-- START Data section --

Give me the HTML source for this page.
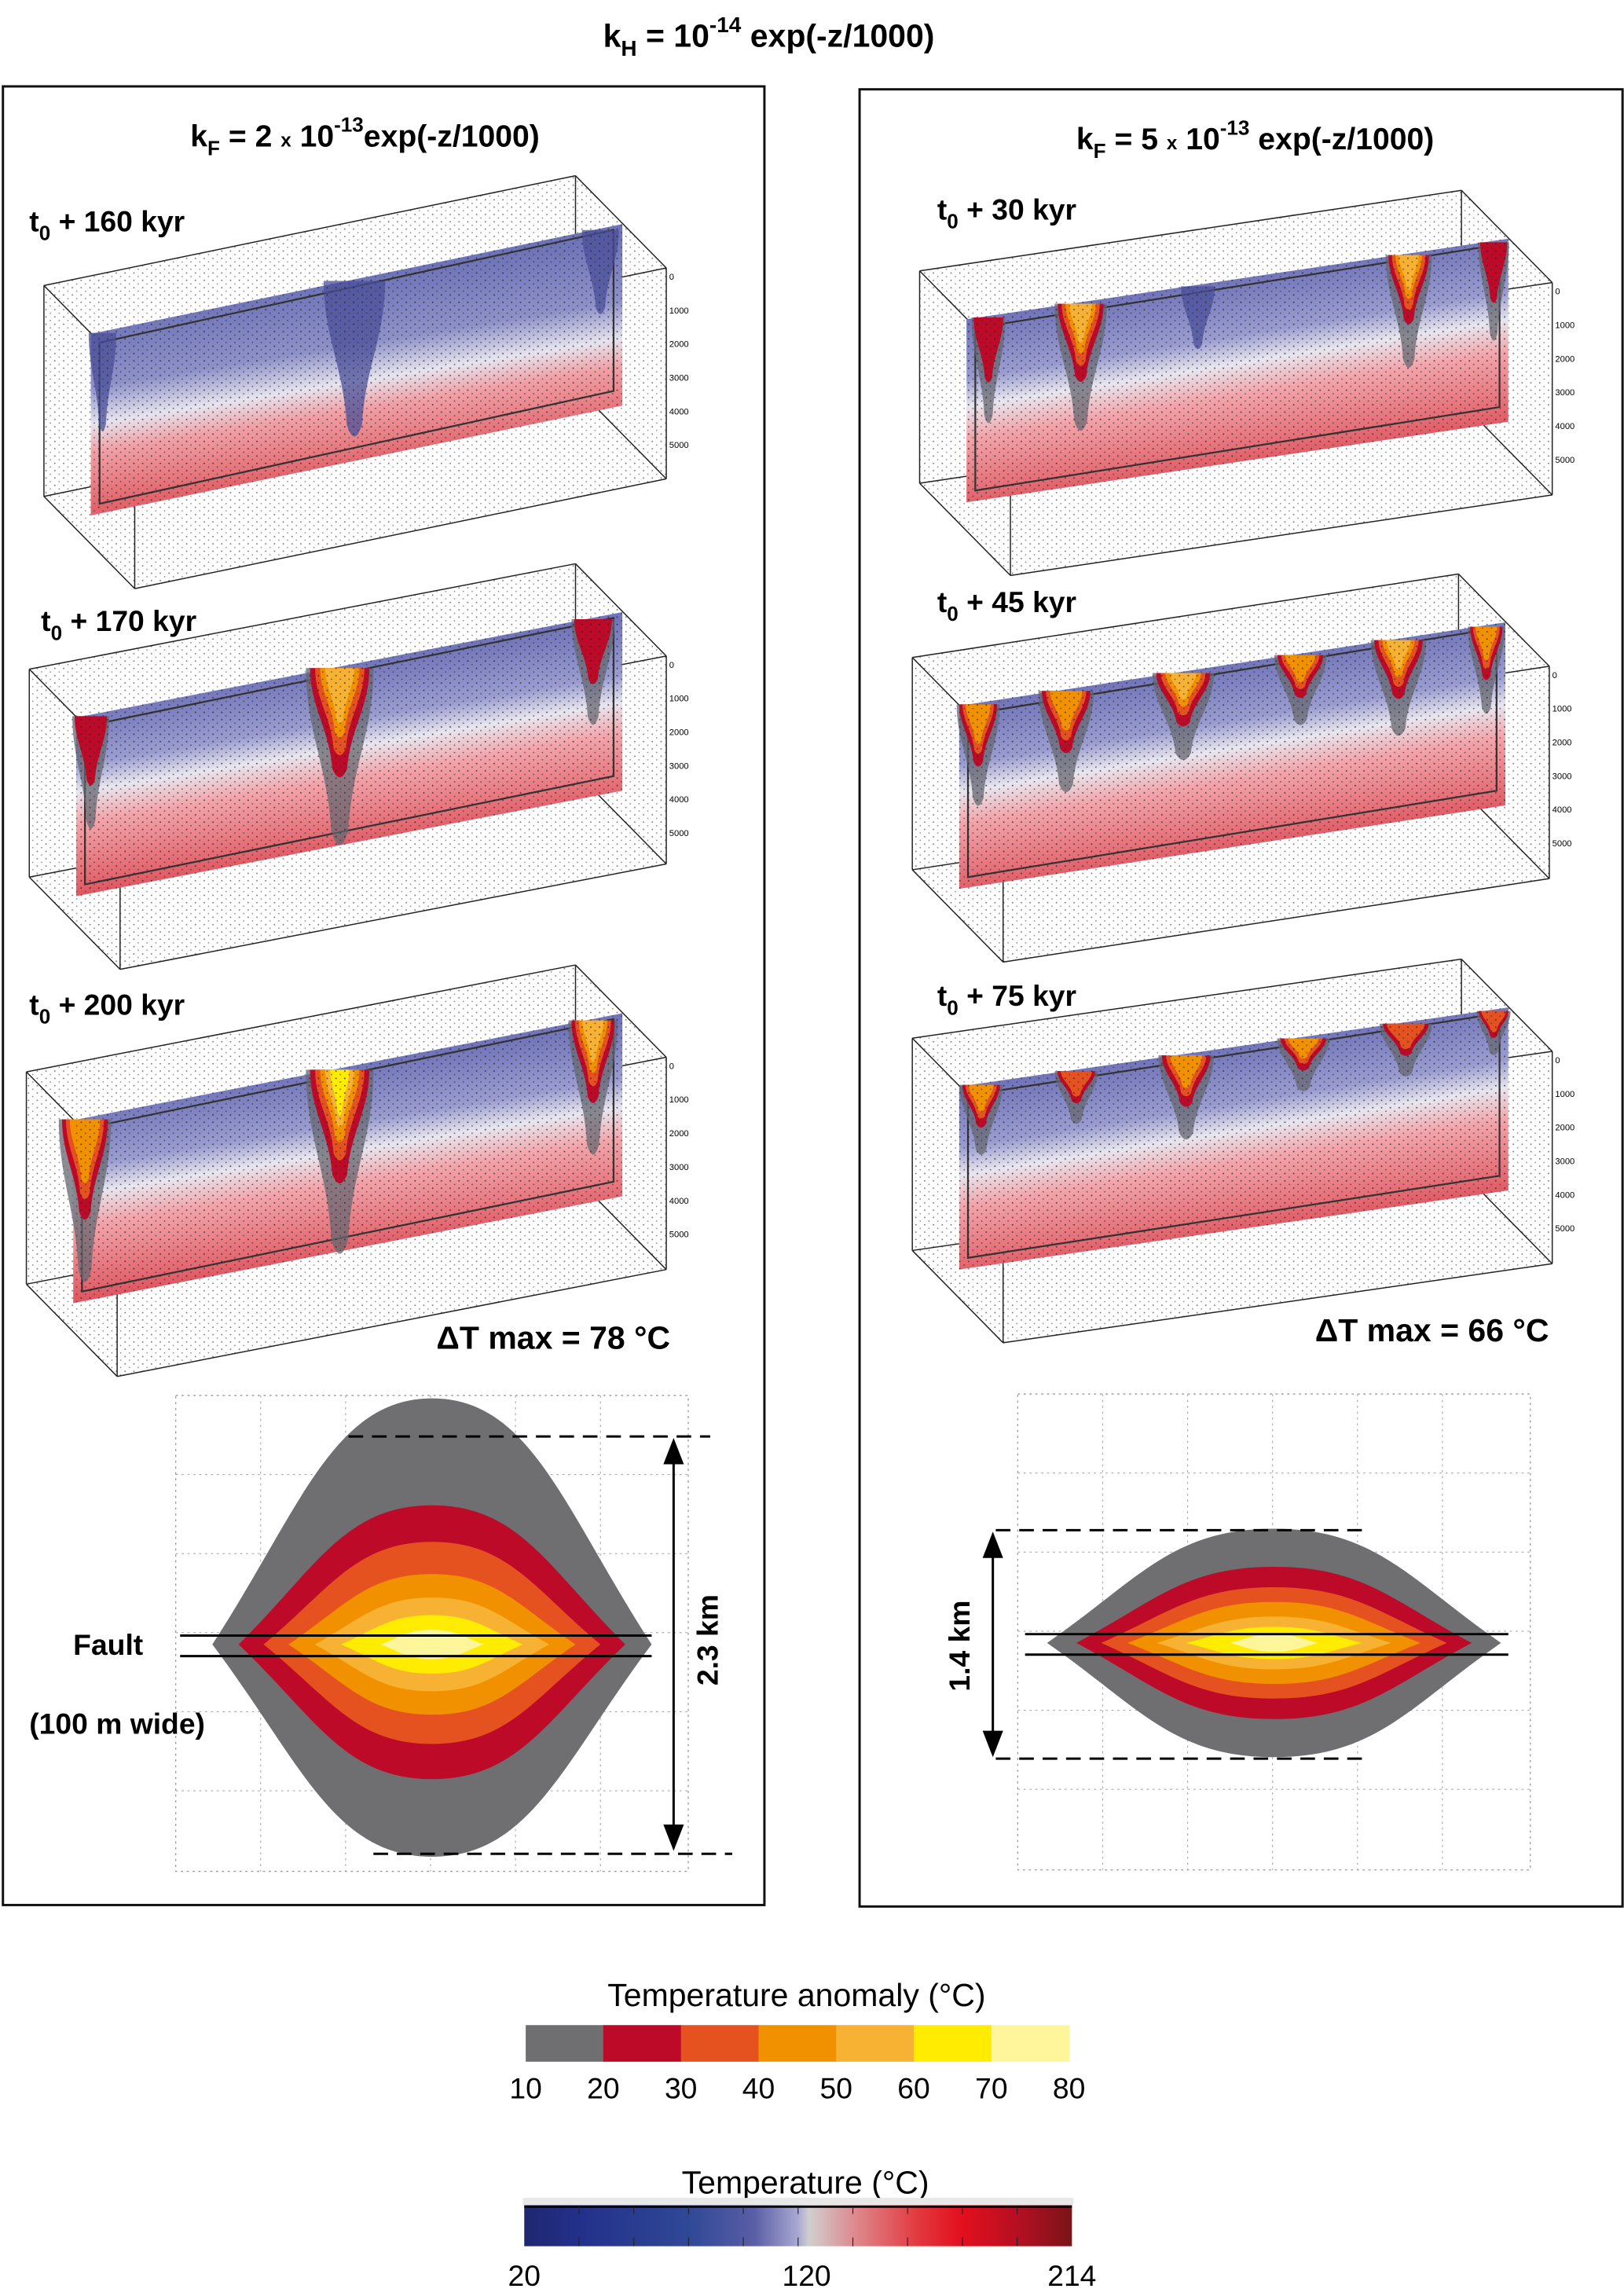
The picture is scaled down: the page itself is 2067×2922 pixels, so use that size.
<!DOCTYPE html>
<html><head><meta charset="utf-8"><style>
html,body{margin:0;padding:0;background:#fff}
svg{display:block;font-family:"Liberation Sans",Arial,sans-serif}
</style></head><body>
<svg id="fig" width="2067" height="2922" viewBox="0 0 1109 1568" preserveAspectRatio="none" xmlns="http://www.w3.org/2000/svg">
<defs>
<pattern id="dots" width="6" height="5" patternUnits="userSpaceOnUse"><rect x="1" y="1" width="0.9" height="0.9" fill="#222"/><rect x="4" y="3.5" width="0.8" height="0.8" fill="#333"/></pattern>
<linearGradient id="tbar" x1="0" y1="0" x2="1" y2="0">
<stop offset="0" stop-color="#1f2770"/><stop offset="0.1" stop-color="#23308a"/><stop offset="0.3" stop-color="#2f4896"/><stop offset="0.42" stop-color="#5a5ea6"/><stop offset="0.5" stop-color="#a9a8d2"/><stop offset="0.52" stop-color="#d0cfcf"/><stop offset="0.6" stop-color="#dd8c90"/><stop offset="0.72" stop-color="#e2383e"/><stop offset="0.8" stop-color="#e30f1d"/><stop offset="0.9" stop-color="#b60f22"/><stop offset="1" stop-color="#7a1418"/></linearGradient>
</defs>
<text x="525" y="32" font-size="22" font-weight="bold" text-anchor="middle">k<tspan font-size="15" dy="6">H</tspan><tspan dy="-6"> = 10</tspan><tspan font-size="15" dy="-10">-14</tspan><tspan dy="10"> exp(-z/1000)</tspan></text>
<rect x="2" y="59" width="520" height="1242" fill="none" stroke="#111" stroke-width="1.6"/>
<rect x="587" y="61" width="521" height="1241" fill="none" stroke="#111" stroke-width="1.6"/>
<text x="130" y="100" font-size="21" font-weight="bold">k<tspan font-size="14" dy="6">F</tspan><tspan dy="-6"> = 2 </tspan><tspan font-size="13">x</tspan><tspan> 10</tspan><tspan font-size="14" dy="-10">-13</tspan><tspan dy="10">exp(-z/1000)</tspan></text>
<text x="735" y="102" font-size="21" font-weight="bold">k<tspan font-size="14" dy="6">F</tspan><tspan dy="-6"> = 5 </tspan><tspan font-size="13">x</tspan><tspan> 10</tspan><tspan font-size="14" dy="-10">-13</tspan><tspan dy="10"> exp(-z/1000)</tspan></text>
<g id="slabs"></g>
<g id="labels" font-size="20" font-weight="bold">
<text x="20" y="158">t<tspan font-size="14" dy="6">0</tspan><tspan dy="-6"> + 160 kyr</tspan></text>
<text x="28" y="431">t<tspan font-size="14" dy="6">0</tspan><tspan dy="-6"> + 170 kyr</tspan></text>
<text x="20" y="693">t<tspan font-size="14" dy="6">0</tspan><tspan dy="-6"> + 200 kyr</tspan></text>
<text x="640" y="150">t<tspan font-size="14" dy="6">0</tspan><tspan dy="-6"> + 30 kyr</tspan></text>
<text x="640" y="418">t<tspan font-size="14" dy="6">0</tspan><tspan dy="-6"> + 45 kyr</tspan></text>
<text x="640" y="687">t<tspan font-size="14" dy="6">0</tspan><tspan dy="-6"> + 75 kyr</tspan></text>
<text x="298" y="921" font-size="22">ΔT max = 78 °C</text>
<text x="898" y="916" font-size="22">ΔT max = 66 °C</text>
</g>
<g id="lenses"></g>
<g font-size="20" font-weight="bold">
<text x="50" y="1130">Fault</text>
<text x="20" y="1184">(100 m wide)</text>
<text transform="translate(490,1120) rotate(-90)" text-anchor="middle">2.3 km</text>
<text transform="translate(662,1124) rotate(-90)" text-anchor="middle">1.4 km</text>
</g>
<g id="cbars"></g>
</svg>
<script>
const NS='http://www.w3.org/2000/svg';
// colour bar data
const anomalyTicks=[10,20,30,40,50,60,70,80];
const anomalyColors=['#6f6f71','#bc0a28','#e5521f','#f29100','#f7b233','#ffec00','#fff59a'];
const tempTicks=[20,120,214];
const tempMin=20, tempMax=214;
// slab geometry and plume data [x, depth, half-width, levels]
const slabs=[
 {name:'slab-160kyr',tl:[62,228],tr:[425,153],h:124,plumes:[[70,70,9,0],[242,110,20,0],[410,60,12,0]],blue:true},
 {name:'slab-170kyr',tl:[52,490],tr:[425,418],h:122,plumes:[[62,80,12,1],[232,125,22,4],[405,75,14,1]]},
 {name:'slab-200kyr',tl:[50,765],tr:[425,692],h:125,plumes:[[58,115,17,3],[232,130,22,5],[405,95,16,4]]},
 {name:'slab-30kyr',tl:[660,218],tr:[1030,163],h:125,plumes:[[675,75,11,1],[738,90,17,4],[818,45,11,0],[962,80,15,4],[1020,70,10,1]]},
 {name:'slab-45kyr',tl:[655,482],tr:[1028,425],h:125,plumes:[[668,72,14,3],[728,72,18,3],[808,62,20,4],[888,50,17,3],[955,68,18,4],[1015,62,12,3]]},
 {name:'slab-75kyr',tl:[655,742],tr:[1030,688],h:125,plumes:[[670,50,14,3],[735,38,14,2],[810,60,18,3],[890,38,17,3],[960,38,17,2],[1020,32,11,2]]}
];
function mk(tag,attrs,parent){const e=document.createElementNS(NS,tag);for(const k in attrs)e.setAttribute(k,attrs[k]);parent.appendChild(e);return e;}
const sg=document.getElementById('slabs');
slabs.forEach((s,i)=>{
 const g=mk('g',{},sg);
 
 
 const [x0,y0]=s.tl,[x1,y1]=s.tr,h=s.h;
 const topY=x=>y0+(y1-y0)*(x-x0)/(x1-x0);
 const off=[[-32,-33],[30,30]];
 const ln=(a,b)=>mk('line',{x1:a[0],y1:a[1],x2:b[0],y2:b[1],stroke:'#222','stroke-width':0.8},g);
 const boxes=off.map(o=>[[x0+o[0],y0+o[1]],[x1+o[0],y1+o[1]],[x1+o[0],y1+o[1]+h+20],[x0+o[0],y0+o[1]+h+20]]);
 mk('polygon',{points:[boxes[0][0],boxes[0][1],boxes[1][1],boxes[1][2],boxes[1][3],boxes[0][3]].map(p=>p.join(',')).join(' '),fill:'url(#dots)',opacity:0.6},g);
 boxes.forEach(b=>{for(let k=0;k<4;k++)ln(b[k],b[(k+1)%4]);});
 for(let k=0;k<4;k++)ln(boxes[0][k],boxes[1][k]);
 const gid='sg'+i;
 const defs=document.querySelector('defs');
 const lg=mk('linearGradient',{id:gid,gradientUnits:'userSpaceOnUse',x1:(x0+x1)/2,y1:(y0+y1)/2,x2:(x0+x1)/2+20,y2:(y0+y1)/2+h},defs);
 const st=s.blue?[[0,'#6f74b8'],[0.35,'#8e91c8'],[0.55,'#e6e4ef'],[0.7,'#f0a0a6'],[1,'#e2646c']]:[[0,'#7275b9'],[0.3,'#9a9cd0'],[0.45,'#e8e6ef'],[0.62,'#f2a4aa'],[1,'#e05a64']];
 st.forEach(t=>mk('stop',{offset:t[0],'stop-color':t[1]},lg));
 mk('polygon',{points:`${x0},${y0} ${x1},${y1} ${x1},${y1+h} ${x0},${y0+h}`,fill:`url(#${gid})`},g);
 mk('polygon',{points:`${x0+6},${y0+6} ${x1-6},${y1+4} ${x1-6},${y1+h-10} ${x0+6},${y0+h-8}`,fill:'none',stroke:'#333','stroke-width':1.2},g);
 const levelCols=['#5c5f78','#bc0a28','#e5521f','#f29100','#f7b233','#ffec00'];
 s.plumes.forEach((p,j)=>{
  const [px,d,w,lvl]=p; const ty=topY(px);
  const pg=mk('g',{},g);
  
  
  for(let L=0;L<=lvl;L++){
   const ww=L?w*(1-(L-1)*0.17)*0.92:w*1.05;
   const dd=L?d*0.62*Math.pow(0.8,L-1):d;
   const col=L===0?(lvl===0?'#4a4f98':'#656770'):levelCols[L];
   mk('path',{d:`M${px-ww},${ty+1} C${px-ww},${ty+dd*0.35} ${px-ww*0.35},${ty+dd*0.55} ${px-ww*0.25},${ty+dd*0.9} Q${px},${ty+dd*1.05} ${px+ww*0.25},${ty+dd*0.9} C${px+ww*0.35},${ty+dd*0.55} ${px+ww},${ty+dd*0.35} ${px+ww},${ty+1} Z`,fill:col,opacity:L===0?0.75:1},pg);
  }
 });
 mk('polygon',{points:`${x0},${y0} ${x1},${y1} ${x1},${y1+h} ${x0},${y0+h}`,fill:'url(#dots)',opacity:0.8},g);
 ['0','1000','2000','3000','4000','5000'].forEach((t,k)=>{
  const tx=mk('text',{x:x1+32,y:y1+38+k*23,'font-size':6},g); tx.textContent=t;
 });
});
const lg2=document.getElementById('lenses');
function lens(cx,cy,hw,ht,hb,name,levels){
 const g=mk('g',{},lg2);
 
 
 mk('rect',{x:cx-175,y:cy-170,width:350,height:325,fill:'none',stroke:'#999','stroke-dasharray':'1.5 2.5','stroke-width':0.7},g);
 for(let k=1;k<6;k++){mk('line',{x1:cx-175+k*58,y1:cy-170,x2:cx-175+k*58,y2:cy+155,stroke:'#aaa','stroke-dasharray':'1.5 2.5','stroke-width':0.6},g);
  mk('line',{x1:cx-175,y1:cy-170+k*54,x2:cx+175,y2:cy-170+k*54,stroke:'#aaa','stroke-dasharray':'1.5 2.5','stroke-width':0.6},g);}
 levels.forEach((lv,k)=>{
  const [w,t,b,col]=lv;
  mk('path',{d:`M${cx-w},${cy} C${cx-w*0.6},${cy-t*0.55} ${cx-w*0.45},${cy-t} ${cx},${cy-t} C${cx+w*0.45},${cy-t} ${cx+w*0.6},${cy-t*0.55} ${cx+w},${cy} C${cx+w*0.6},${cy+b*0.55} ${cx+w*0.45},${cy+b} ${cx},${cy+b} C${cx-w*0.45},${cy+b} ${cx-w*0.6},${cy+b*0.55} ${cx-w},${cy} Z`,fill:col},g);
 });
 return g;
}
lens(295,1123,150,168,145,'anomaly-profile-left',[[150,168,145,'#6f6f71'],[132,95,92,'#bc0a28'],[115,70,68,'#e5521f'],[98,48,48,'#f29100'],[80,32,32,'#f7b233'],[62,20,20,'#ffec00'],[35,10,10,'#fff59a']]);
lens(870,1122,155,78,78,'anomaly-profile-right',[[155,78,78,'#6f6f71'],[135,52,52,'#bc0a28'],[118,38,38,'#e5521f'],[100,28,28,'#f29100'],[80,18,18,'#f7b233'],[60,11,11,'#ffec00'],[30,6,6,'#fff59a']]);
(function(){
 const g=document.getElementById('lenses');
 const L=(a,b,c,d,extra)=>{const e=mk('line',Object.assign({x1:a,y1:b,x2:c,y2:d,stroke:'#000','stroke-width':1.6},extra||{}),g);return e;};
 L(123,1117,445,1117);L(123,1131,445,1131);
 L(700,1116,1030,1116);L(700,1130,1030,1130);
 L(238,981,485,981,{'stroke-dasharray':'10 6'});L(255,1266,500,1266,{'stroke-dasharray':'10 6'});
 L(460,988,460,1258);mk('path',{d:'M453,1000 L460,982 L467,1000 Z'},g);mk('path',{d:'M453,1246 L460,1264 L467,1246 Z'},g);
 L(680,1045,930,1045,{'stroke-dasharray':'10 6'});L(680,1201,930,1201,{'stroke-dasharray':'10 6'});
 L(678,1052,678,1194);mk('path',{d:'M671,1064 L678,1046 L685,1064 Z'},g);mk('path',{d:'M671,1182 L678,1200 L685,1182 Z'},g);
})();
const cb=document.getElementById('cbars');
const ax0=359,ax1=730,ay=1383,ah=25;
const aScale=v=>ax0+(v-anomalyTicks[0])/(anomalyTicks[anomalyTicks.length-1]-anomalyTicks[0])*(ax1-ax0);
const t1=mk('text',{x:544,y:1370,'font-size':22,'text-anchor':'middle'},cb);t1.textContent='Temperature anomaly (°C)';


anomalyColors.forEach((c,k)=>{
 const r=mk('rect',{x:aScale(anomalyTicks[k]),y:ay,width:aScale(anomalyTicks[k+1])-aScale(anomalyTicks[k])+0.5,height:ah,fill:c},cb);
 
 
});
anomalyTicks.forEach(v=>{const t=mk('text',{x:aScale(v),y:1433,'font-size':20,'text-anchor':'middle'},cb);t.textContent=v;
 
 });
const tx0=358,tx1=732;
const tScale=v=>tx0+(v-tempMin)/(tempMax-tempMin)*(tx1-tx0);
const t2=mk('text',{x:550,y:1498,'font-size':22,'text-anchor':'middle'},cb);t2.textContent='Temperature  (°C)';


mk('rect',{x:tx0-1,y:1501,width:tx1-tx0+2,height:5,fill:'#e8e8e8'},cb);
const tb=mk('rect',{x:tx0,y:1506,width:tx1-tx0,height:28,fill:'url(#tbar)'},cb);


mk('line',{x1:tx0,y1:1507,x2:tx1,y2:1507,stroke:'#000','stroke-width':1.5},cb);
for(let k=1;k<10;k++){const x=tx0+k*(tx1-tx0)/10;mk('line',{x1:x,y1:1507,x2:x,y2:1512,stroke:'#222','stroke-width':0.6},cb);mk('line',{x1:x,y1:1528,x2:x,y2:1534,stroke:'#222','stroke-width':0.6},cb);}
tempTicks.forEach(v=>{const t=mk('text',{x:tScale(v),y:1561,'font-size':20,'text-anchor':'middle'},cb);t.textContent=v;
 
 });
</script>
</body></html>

-- END Data section --

Exercise objective
In the listing, how many lines hold "page"? Answer with a bare number.

The result
2